[Coco] Update: os9gen on 128k coco3, rs323 pack

Gene Heskett gene.heskett at verizon.net
Sun Feb 15 17:06:16 EST 2009


On Sunday 15 February 2009, Steven Hirsch wrote:
>On Sun, 15 Feb 2009, Gene Heskett wrote:
>> On Sunday 15 February 2009, Steven Hirsch wrote:
>>> On Sun, 15 Feb 2009, Michael Furman wrote:
>>>> I tried using the rs232 pak ROM and it seems to hang occasionally.
>>>
>>> There's an obscure problem with interrupt handling that might be behind
>>> the hangs.  I have no personal experience with it, but it's written up in
>>> "Tandy's Little Wonder" (Farna Systems?).  IIRC, interrupts are not
>>> properly shared between the cartridge slot and the GIME with the end
>>> result being that SIO interrupts can be lost.  Again, just speculation
>>> that this is the issue!
>>
>> There is about a 100/1 chance that is correct.  The fix is to remove three
>> of the 4 pullup r's tied to each card socket pin 8, and then jumper all
>> sockets pin 8's together.  This allows the IRQ to get through to the coco
>> and be serviced regardless of where the slot switch is, or what slot was
>> last selected by the software.
>
>Gene,
>
>I don't think he's using an MPI.  The problem I'm referring to is internal
>to the computer and has to do with how the cart interrupt is routed to the
>CPU.

That part isn't something I've checked as I've had an mpi since forever.  With 
my fix the mpi's internal slot selection can be set to any slot, and 
something like the incoming character buffer is full, which becomes the /IRQ, 
does get through to the cpu regardless of the present state of the slot 
selector, which responds by invoking an IRQ scan to find the source and then 
service it.  Each registered IRQ routine also sets the slot the device is in, 
and the slot selector is then switched to each of the possible sources it 
knows about before reading the chip register to see if this chip is the 
source of the /IRQ.  If it is as indicated by the flag, then that drivers IRQ 
routine is invoked to service the chips request.

This generally, for the rs232 pack, takes about 15 microseconds unless the 
system is reading or writing to non-volatile storage.  If it occurs during 
that operation, the response time stretches out to about 150 microseconds 
because the disk has priority.  But at 9600 baud, I haven't ever lost a 
character because of that.  Those timings were obtained using a disto no-halt 
controller and could be much worse without the no-halt.

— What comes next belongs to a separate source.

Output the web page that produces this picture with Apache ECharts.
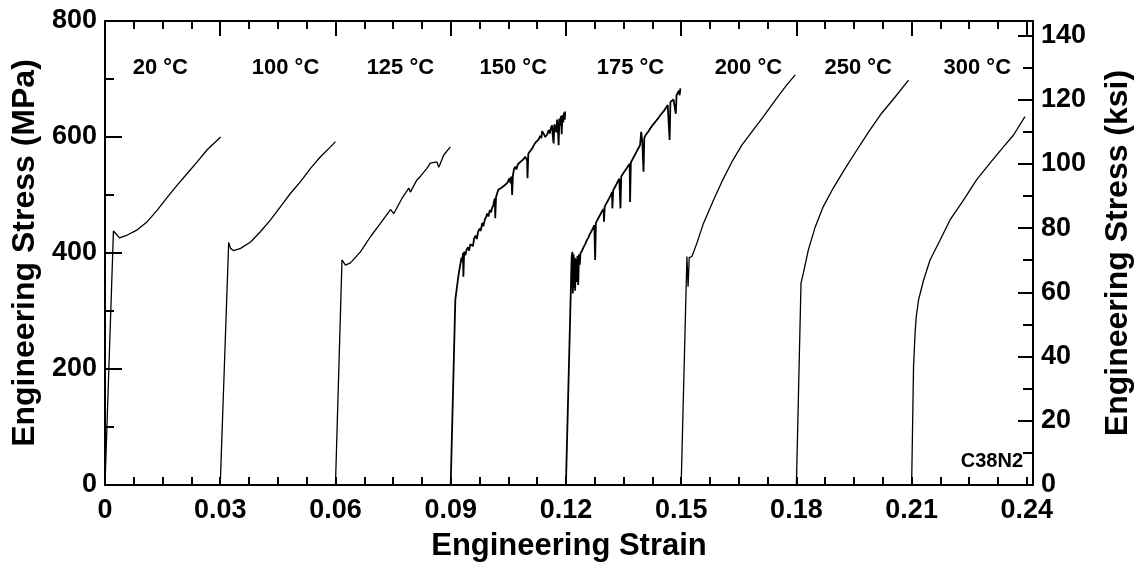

Besides that, I don't believe /CART is the same as an /IRQ, which is what my 
method fixes.  Somebody correct me on this if I'm wrong, please.

In either event, if the service routine is unknown to the cpu, then I believe 
either a FIRQ or an IRQ will lock the cpu up in the scan cuz it never finds 
the interrupt to exit the scan.  Registering that interrupt service routine 
IS (or should be) part of the individual drivers init routine at boot time.

-- 
Cheers, Gene
"There are four boxes to be used in defense of liberty:
 soap, ballot, jury, and ammo. Please use in that order."
-Ed Howdershelt (Author)
You will always find something in the last place you look.